Another part of my failure comes from the city I live in, I have a lot of friends out here from the Midwest who were sweeping up back home, but just can’t make quota on the coast. Men think women only want men with money, women don’t want men who wear fedoras, women are wearing bandage dresses and platform heels that make them cranky…the list goes on. I’ve written about it before, a metropolis is the opportunist’s playground and it is no good for the sexually deprived. We have a simple and primal desire and we have completely ravaged the path to that desire with rules and guidelines into the appropriate strategy to getting it. I’ll let you in on a little secret: chemicals mix together, common interests are exchanged, and consent is given by both parties, that’s it. Now, where you go from the initial she-bang is your call, but it’s that simple I promise you, if you want to it to be it’s that easy.

And the last part is the subliminally built-in shame. I was talking with a guy the other day about threesomes and how he had always wanted to try one (typical) and I mentioned how I would feel strange being with two guys, (completely that is) at the same time. He then went on to say, “well, I couldn’t respect a girl who I’ve seen have sex with another guy in front of me” and I asked him why, he didn’t have an answer for me, as I imagined no one’s ever argued this with him. This is my problem, regardless of how “progressive” we believe our society has become this archaic idea of purity in women is still floating around. A man can sleep with two women at once and it’s awesome and we do the same and we’re damaged goods (check out the “Chocolate Bar” analogy). Sex is perceived as too easy for us so we should be picky in how we go about it but when we’re picky about it we’re prudes….double-edged swords are a patriarch’s favorite weapon. Women like to have sex* and if we didn’t live in a society where are worth was based on our sexual tendencies we could have just as much fun with no strings attached. I think some women are comfortable with their sexuality and this may not apply to them, but this strictly my observation and personal experience.

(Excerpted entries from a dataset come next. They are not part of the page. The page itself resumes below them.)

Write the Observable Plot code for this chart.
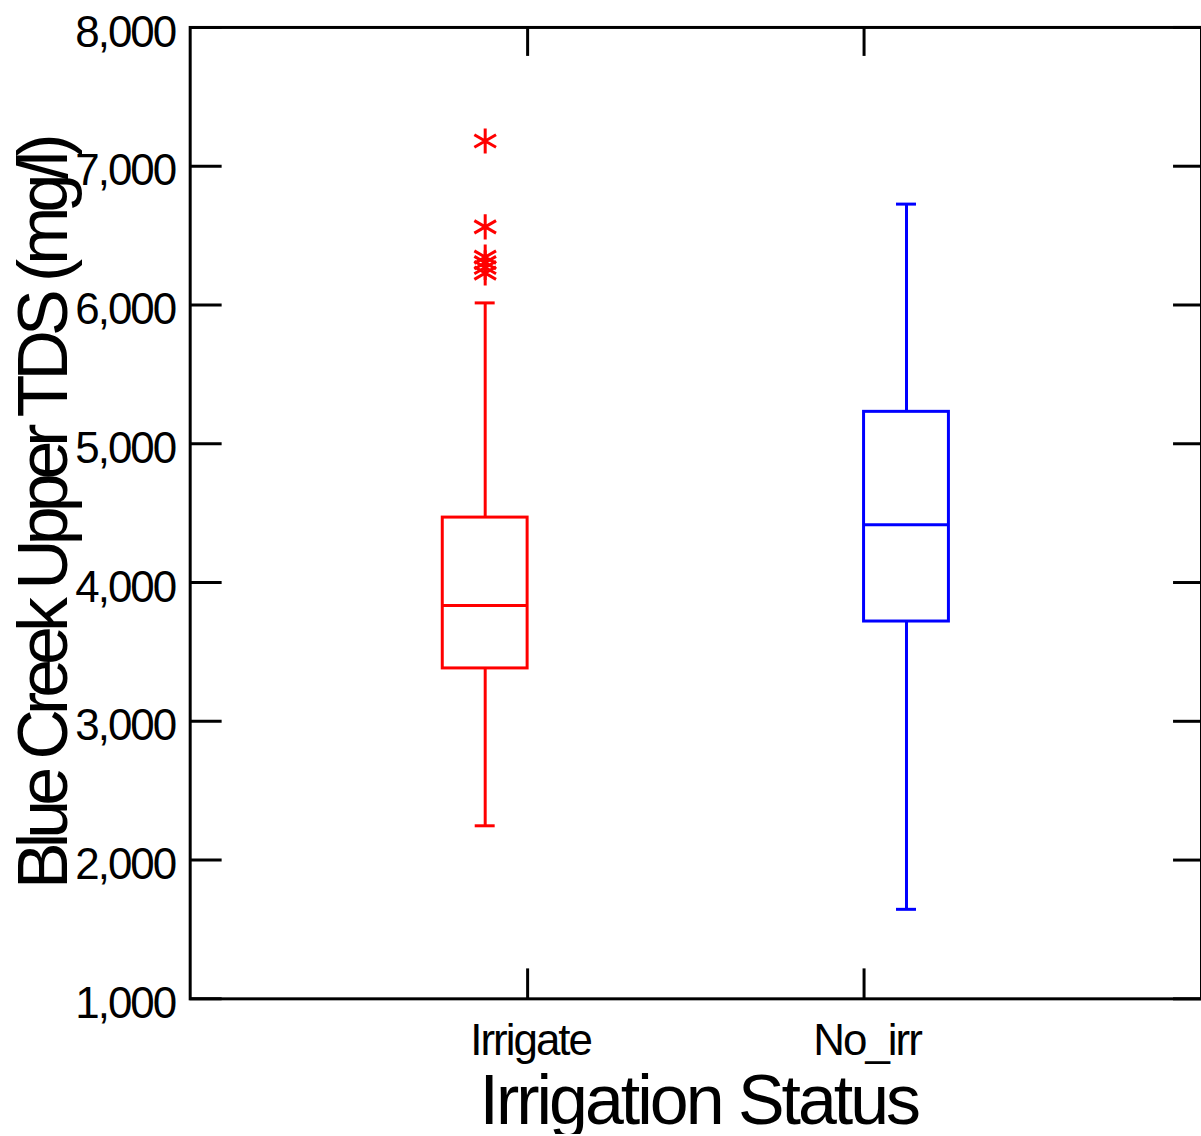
<!DOCTYPE html>
<html>
<head>
<meta charset="utf-8">
<script src="https://cdn.jsdelivr.net/npm/d3@7"></script>
<script src="https://cdn.jsdelivr.net/npm/@observablehq/plot@0.6"></script>
<style>
  html, body { margin: 0; padding: 0; background: #fff; overflow: hidden; }
</style>
</head>
<body>
<div id="chart"></div>
<script>
// ---- data ----
const categories = ["Irrigate", "No_irr"];
const colors = ["#ff0000", "#0000ff"];
const lowerWhisker = [2247, 1645];
const q1 = [3381, 3719];
const median = [3835, 4417];
const q3 = [4468, 5230];
const upperWhisker = [6015, 6727];
const outlierGroup = ["Irrigate", "Irrigate", "Irrigate", "Irrigate", "Irrigate", "Irrigate"];
const outlierValues = [7182, 6563, 6345, 6305, 6270, 6230];
const yTicks = [1000, 2000, 3000, 4000, 5000, 6000, 7000, 8000];
const xTitle = "Irrigation Status";
const yTitle = "Blue Creek Upper TDS (mg/l)";

const boxes = categories.map((c, i) => ({
  cat: c, lo: lowerWhisker[i], q1: q1[i], med: median[i], q3: q3[i], hi: upperWhisker[i]
}));
const outliers = outlierValues.map((v, i) => ({cat: outlierGroup[i], value: v}));

const font = "'Liberation Sans', Arial, Helvetica, sans-serif";
const half = 42.5; // half box width: category tick sits at the box edge

const plot = Plot.plot({
  width: 1203,
  height: 1136,
  marginLeft: 190,
  marginRight: 0,
  marginTop: 27,
  marginBottom: 136,
  style: {fontFamily: font, fontSize: "44px", color: "#000", background: "#fff", overflow: "visible"},
  x: {type: "band", domain: categories, paddingInner: 0.7986, paddingOuter: 0.5995, align: 0.5, axis: null},
  y: {domain: [1000, 8000], axis: null},
  color: {domain: categories, range: colors},
  marks: [
    // frame
    Plot.frame({stroke: "#000", strokeWidth: 3}),
    // y axis: labels and inward ticks on left and right
    Plot.axisY(yTicks, {anchor: "left", tickSize: 0, tickPadding: 15, tickFormat: d3.format(","), fontSize: 44, dy: 5, label: null}),
    Plot.axisY(yTicks, {anchor: "left", tickSize: 32, dx: 32, text: null, strokeWidth: 3, label: null}),
    Plot.axisY(yTicks, {anchor: "right", tickSize: 29, dx: -29, text: null, strokeWidth: 3, label: null}),
    // x axis: inward ticks at top and bottom, labels below
    ...categories.map((c, i) => {
      const off = i === 0 ? half : -half;
      return [
        Plot.axisX([c], {anchor: "bottom", tickSize: 30, dy: -30, dx: off, text: null, strokeWidth: 3, label: null}),
        Plot.axisX([c], {anchor: "top", tickSize: 28, dy: 28, dx: off, text: null, strokeWidth: 3, label: null}),
        Plot.axisX([c], {anchor: "bottom", tickSize: 0, tickPadding: 25, dx: off + 3, fontSize: 44, label: null})
      ];
    }).flat(),
    // axis titles
    Plot.text([yTitle], {frameAnchor: "left", textAnchor: "middle", rotate: -90, dx: -146, dy: 1, fontSize: 70, fill: "#000"}),
    Plot.text([xTitle], {frameAnchor: "bottom", lineAnchor: "top", dy: 76, dx: 3, fontSize: 70, fill: "#000"}),
    // box plots
    Plot.ruleX(boxes, {x: "cat", y1: "q3", y2: "hi", stroke: "cat", strokeWidth: 3}),
    Plot.ruleX(boxes, {x: "cat", y1: "lo", y2: "q1", stroke: "cat", strokeWidth: 3}),
    Plot.tickY(boxes, {x: "cat", y: "hi", stroke: "cat", strokeWidth: 3, insetLeft: 32.5, insetRight: 32.5}),
    Plot.tickY(boxes, {x: "cat", y: "lo", stroke: "cat", strokeWidth: 3, insetLeft: 32.5, insetRight: 32.5}),
    Plot.barY(boxes, {x: "cat", y1: "q1", y2: "q3", fill: "none", stroke: "cat", strokeWidth: 3}),
    Plot.tickY(boxes, {x: "cat", y: "med", stroke: "cat", strokeWidth: 3}),
    // outliers
    Plot.dot(outliers, {x: "cat", y: "value", symbol: "asterisk", r: 11.9, stroke: "cat", strokeWidth: 3})
  ]
});

// tighten letter spacing to match the condensed look of the reference
d3.select(plot).selectAll("text").each(function() {
  const t = this.textContent;
  const s = t === yTitle ? "-6px" : t === xTitle ? "-3px" : "-2px";
  d3.select(this).style("letter-spacing", s);
});

document.getElementById("chart").appendChild(plot);
</script>
</body>
</html>
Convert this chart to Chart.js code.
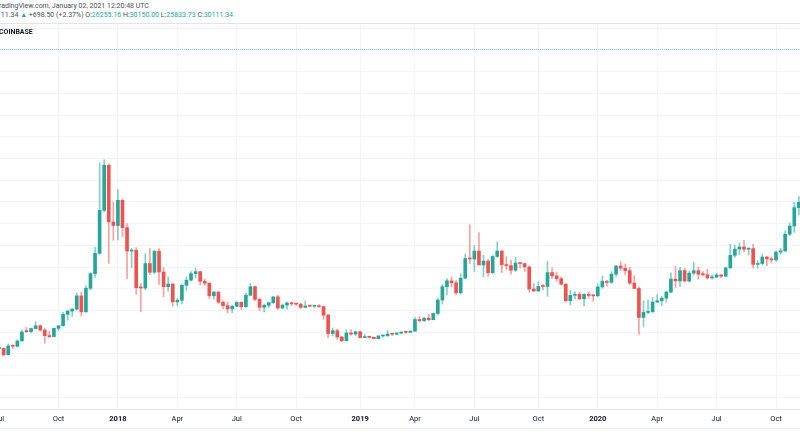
<!DOCTYPE html>
<html lang="en">

<head>
    <meta charset="UTF-8">
    <title>BTCUSD 1W - COINBASE</title>
    <style>
        html, body { margin: 0; padding: 0; background: #fff; }
        body { width: 800px; height: 445px; overflow: hidden; position: relative; font-family: Roboto, "Noto Sans", sans-serif; color: #4a4e5a; }
        .linha { position: absolute; white-space: nowrap; font-size: 7px; line-height: 9px; }
        .l1 { left: -5px; top: 2px; }
        .l2 { left: -11px; top: 11px; }
        .l2 .v { color: #26a69a; }
        .sep { position: absolute; left: 0; top: 23px; width: 800px; height: 1px; background: #e0e3eb; }
        .exch { position: absolute; left: -1px; top: 28px; font-size: 7px; font-weight: bold; color: #131722; }
        .baixo { position: absolute; left: 0; top: 428px; width: 800px; height: 1px; background: #e9ecf2; }
        #grafico { position: absolute; left: 0; top: 23px; }
    </style>
</head>

<body>
    <div class="linha l1">TradingView.com, January 02, 2021 12:20:48 UTC</div>
    <div class="linha l2">30111.34 <span class="v">▲</span> +698.50 (+2.37%) O:<span class="v">26255.16</span> H:<span class="v">30150.00</span> L:<span class="v">25833.73</span> C:<span class="v">30111.34</span></div>
    <canvas id="grafico" width="800" height="406"></canvas>
    <div class="sep"></div>
    <div class="exch">COINBASE</div>
    <div class="baixo"></div>
</body>

</html>
<script src="https://cdn.jsdelivr.net/npm/chart.js"></script>
<script>
    // semanas (segunda-feira), a partir de 2017-07-03
    var semanas = [
        '2017-07-03', '2017-07-10', '2017-07-17', '2017-07-24', '2017-07-31', '2017-08-07', '2017-08-14', '2017-08-21', '2017-08-28', '2017-09-04',
        '2017-09-11', '2017-09-18', '2017-09-25', '2017-10-02', '2017-10-09', '2017-10-16', '2017-10-23', '2017-10-30', '2017-11-06', '2017-11-13',
        '2017-11-20', '2017-11-27', '2017-12-04', '2017-12-11', '2017-12-18', '2017-12-25', '2018-01-01', '2018-01-08', '2018-01-15', '2018-01-22',
        '2018-01-29', '2018-02-05', '2018-02-12', '2018-02-19', '2018-02-26', '2018-03-05', '2018-03-12', '2018-03-19', '2018-03-26', '2018-04-02',
        '2018-04-09', '2018-04-16', '2018-04-23', '2018-04-30', '2018-05-07', '2018-05-14', '2018-05-21', '2018-05-28', '2018-06-04', '2018-06-11',
        '2018-06-18', '2018-06-25', '2018-07-02', '2018-07-09', '2018-07-16', '2018-07-23', '2018-07-30', '2018-08-06', '2018-08-13', '2018-08-20',
        '2018-08-27', '2018-09-03', '2018-09-10', '2018-09-17', '2018-09-24', '2018-10-01', '2018-10-08', '2018-10-15', '2018-10-22', '2018-10-29',
        '2018-11-05', '2018-11-12', '2018-11-19', '2018-11-26', '2018-12-03', '2018-12-10', '2018-12-17', '2018-12-24', '2018-12-31', '2019-01-07',
        '2019-01-14', '2019-01-21', '2019-01-28', '2019-02-04', '2019-02-11', '2019-02-18', '2019-02-25', '2019-03-04', '2019-03-11', '2019-03-18',
        '2019-03-25', '2019-04-01', '2019-04-08', '2019-04-15', '2019-04-22', '2019-04-29', '2019-05-06', '2019-05-13', '2019-05-20', '2019-05-27',
        '2019-06-03', '2019-06-10', '2019-06-17', '2019-06-24', '2019-07-01', '2019-07-08', '2019-07-15', '2019-07-22', '2019-07-29', '2019-08-05',
        '2019-08-12', '2019-08-19', '2019-08-26', '2019-09-02', '2019-09-09', '2019-09-16', '2019-09-23', '2019-09-30', '2019-10-07', '2019-10-14',
        '2019-10-21', '2019-10-28', '2019-11-04', '2019-11-11', '2019-11-18', '2019-11-25', '2019-12-02', '2019-12-09', '2019-12-16', '2019-12-23',
        '2019-12-30', '2020-01-06', '2020-01-13', '2020-01-20', '2020-01-27', '2020-02-03', '2020-02-10', '2020-02-17', '2020-02-24', '2020-03-02',
        '2020-03-09', '2020-03-16', '2020-03-23', '2020-03-30', '2020-04-06', '2020-04-13', '2020-04-20', '2020-04-27', '2020-05-04', '2020-05-11',
        '2020-05-18', '2020-05-25', '2020-06-01', '2020-06-08', '2020-06-15', '2020-06-22', '2020-06-29', '2020-07-06', '2020-07-13', '2020-07-20',
        '2020-07-27', '2020-08-03', '2020-08-10', '2020-08-17', '2020-08-24', '2020-08-31', '2020-09-07', '2020-09-14', '2020-09-21', '2020-09-28',
        '2020-10-05', '2020-10-12', '2020-10-19', '2020-10-26', '2020-11-02', '2020-11-09', '2020-11-16'
    ];

    var abertura = [
        2500, 2518, 1930, 2740, 2710, 3200, 4100, 4060, 4340, 4600,
        4200, 3690, 3600, 4360, 4600, 5650, 5950, 6130, 7350, 5880,
        8050, 9400, 11270, 15230, 19380, 14160, 13830, 16150, 13640, 11480,
        11560, 8110, 8080, 10330, 9530, 11460, 9550, 8200, 8440, 6800,
        6950, 8330, 8800, 9400, 9580, 8700, 8520, 7360, 7700, 6770,
        6450, 6150, 6390, 6750, 6350, 7400, 8200, 7030, 6300, 6480,
        6720, 7260, 6230, 6500, 6700, 6620, 6590, 6290, 6420, 6400,
        6420, 6360, 5580, 3880, 4150, 3560, 3220, 3940, 3830, 4040,
        3510, 3540, 3530, 3410, 3660, 3670, 3840, 3820, 3930, 4000,
        3990, 4100, 5180, 5070, 5300, 5160, 5730, 6970, 8200, 8740,
        8560, 7630, 8980, 10800, 10750, 11480, 10200, 10560, 9480, 10980,
        11480, 10230, 10140, 9720, 10380, 10330, 10020, 7980, 7800, 8230,
        8220, 9500, 9200, 8940, 8420, 6900, 7400, 7500, 7080, 7500,
        7390, 7350, 8180, 8700, 8600, 9350, 10100, 9900, 9670, 8530,
        8030, 5360, 5830, 5880, 6780, 6900, 7140, 7700, 8890, 8730,
        9680, 8720, 9450, 9670, 9350, 9300, 9010, 9070, 9290, 9160,
        9930, 11090, 11650, 11860, 11650, 11700, 10250, 10330, 10930, 10760,
        10670, 11380, 11500, 13030, 13780, 15480, 15970
    ];

    var maxima = [
        2670, 2560, 2920, 2840, 3300, 4200, 4480, 4380, 4980, 4700,
        4350, 4100, 4400, 4620, 5850, 6050, 6200, 7600, 7700, 8300,
        9500, 11850, 19600, 19900, 19500, 16000, 17140, 16300, 14000, 11730,
        11800, 8500, 11250, 11700, 11550, 11700, 9950, 9100, 8500, 7100,
        8430, 9100, 9600, 9920, 9650, 8880, 8560, 7780, 7780, 6900,
        6800, 6500, 6820, 6800, 7600, 8500, 8250, 7150, 6600, 6790,
        7300, 7400, 6600, 6800, 6800, 6650, 6700, 6900, 6510, 6500,
        6560, 6420, 5650, 4400, 4300, 3620, 4240, 4240, 4100, 4100,
        3820, 3650, 3550, 3680, 3720, 4200, 3900, 3950, 4020, 4060,
        4150, 5350, 5470, 5360, 5650, 5780, 7100, 8400, 8950, 9100,
        8760, 9400, 11200, 13880, 12000, 13180, 11100, 10700, 11080, 12320,
        11540, 10950, 10640, 10900, 10450, 10360, 10100, 8480, 8650, 8410,
        10540, 9940, 9500, 9100, 8500, 7850, 7750, 7700, 7530, 7700,
        7500, 8460, 9190, 8790, 9590, 10170, 10500, 10300, 9990, 9200,
        8180, 6900, 6980, 7200, 7460, 7300, 7800, 9480, 10070, 9950,
        9900, 9620, 10430, 10000, 9590, 9800, 9300, 9440, 9300, 10000,
        12100, 12000, 12250, 12470, 11800, 12090, 10600, 11180, 10990, 10950,
        11490, 11730, 13350, 14080, 15970, 16490, 18800
    ];

    var minimas = [
        2480, 1837, 1930, 2450, 2650, 3180, 3960, 3960, 4280, 4100,
        2980, 3500, 3600, 4150, 4560, 5100, 5450, 6040, 5500, 5860,
        7900, 9050, 11150, 15100, 10350, 12470, 12500, 12800, 8940, 9960,
        7500, 5900, 7900, 9300, 9400, 8400, 7250, 7800, 6400, 6450,
        6620, 7850, 8700, 9000, 8350, 8300, 7100, 7050, 6650, 6150,
        5780, 5800, 6350, 6100, 6300, 7400, 6900, 5980, 5880, 6250,
        6650, 6100, 6150, 6120, 6450, 6480, 6200, 6250, 6360, 6260,
        6300, 5200, 3500, 3650, 3350, 3130, 3200, 3700, 3700, 3480,
        3500, 3470, 3380, 3380, 3560, 3650, 3680, 3760, 3830, 3900,
        3950, 4090, 4920, 4980, 5050, 5140, 5640, 6600, 7460, 8200,
        7450, 7520, 8950, 10330, 9600, 10970, 9100, 9150, 9380, 10900,
        9500, 9770, 9350, 9600, 9900, 9600, 7700, 7760, 7750, 7900,
        7300, 8950, 8700, 8350, 6800, 6520, 7080, 7000, 6430, 7130,
        6870, 7300, 8050, 8250, 8500, 9140, 9700, 9300, 8400, 8000,
        3800, 4500, 5700, 5860, 6770, 6450, 6780, 7620, 8120, 8200,
        8640, 8630, 9270, 8900, 9200, 8900, 8900, 9050, 9030, 9120,
        9900, 10900, 11150, 11400, 11100, 9900, 9890, 10220, 10140, 10380,
        10530, 11200, 11400, 12920, 13200, 14800, 15750
    ];

    var fechamento = [
        2518, 1930, 2740, 2710, 3200, 4020, 4060, 4340, 4600, 4200,
        3690, 3600, 4360, 4600, 5650, 5950, 6130, 7350, 5880, 8050,
        9400, 11270, 15230, 19380, 14160, 13830, 16150, 13640, 11480, 11560,
        8110, 8080, 10330, 9530, 11460, 9550, 8200, 8440, 6800, 6950,
        8330, 8800, 9400, 9580, 8700, 8520, 7360, 7700, 6770, 6450,
        6150, 6390, 6750, 6350, 7400, 8200, 7030, 6300, 6480, 6720,
        7260, 6230, 6500, 6700, 6620, 6590, 6290, 6420, 6400, 6420,
        6360, 5580, 3880, 4150, 3560, 3220, 3940, 3830, 4040, 3510,
        3540, 3530, 3410, 3660, 3670, 3840, 3820, 3930, 4000, 3990,
        4100, 5180, 5070, 5300, 5160, 5730, 6970, 8200, 8740, 8560,
        7630, 8980, 10800, 10750, 11480, 10200, 10560, 9480, 10980, 11480,
        10230, 10140, 9720, 10380, 10330, 10020, 7980, 7800, 8230, 8220,
        9500, 9200, 8940, 8420, 6900, 7400, 7500, 7080, 7500, 7390,
        7350, 8180, 8700, 8600, 9350, 10100, 9900, 9670, 8530, 8030,
        5360, 5830, 5880, 6780, 6900, 7140, 7700, 8890, 8730, 9680,
        8720, 9450, 9670, 9350, 9300, 9010, 9070, 9290, 9160, 9930,
        11090, 11650, 11860, 11650, 11700, 10250, 10330, 10930, 10760, 10670,
        11380, 11500, 13030, 13780, 15480, 15970, 18400
    ];

    // marcas do eixo do tempo (indice da semana e texto)
    var marcasSemana = [0, 13, 26, 39, 52, 65, 79, 91, 104, 118, 131, 144, 157, 170];
    var marcasTexto = ['Jul', 'Oct', '2018', 'Apr', 'Jul', 'Oct', '2019', 'Apr', 'Jul', 'Oct', '2020', 'Apr', 'Jul', 'Oct'];

    var precoAtual = 30111.34;

    var verde = '#26a69a';
    var vermelho = '#ef5350';

    var corpos = [];
    var pavios = [];
    var coresCorpo = [];
    var coresPavio = [];
    for (var i = 0; i < semanas.length; i++) {
        corpos.push({ x: i, y: [abertura[i], fechamento[i]] });
        pavios.push({ x: i, y: [minimas[i], maxima[i]] });
        var sobe = fechamento[i] >= abertura[i];
        coresCorpo.push(sobe ? verde : vermelho);
        coresPavio.push(sobe ? 'rgba(38,166,154,0.55)' : 'rgba(239,83,80,0.55)');
    }

    // linha pontilhada do preco atual
    var linhaPreco = {
        id: 'linhaPreco',
        beforeDatasetsDraw(chart) {
            var c = chart.ctx;
            var y = Math.round(chart.scales.y.getPixelForValue(precoAtual)) + 0.5;
            c.save();
            c.strokeStyle = 'rgba(38,166,154,0.55)';
            c.lineWidth = 1;
            c.setLineDash([1, 1]);
            c.beginPath();
            c.moveTo(chart.chartArea.left, y);
            c.lineTo(chart.chartArea.right, y);
            c.stroke();
            c.restore();
        }
    };

    var ctx = document.getElementById('grafico');

    chart1 = new Chart(ctx, {
        type: 'bar',
        data: {
            datasets: [
                { label: 'corpo', data: corpos, backgroundColor: coresCorpo, barThickness: 3, minBarLength: 1, grouped: false },
                { label: 'pavio', data: pavios, backgroundColor: coresPavio, barThickness: 1, grouped: false }
            ]
        },
        options: {
            responsive: false,
            animation: false,
            devicePixelRatio: 1,
            layout: { padding: 0 },
            plugins: { legend: { display: false }, tooltip: { enabled: false } },
            scales: {
                x: {
                    type: 'linear',
                    min: 0.2,
                    max: 175.25,
                    offset: false,
                    grid: { offset: false, color: '#f2f4f9', drawTicks: false },
                    border: { color: '#e0e3eb' },
                    afterBuildTicks: function (s) {
                        s.ticks = marcasSemana.map(function (v) { return { value: v }; });
                    },
                    afterFit: function (s) {
                        s.paddingLeft = 0;
                        s.paddingRight = 0;
                        s.height = 20;
                    },
                    ticks: {
                        autoSkip: false,
                        maxRotation: 0,
                        padding: 6,
                        color: '#131722',
                        font: function (c) {
                            var t = marcasTexto[c.index] || '';
                            return { family: 'Roboto', size: 7.5, weight: t.length == 4 ? 'bold' : 'normal' };
                        },
                        callback: function (v, idx) { return marcasTexto[idx]; }
                    }
                },
                y: {
                    min: -3067,
                    max: 32484,
                    grid: { color: '#f2f4f9', drawTicks: false },
                    border: { display: false },
                    ticks: { display: false },
                    afterBuildTicks: function (s) {
                        var t = [];
                        for (var v = -2000; v <= 32000; v += 2000) t.push({ value: v });
                        s.ticks = t;
                    }
                }
            }
        },
        plugins: [linhaPreco]
    });
</script>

None of these things rule out the ultimate desire, however, regardless of feelings, location, or shame you will lose yourself in those 3-10 minute windows (I’m generous) because that need is innate in us (well, most of us). You can analyze it, make more of it than what it is, and waste your time, but it is simply instinct*. A society can build restrictions and ideals, but the blood rushing through your veins and down to your nether regions is all nature and I welcome you to challenge it and avoid it, but the desire to acquiesce will always be present. You can avoid the desire for sex as long as you can avoid hunger, so go ahead and eat up folks, but just as with food there are consequences to what you put in your mouth.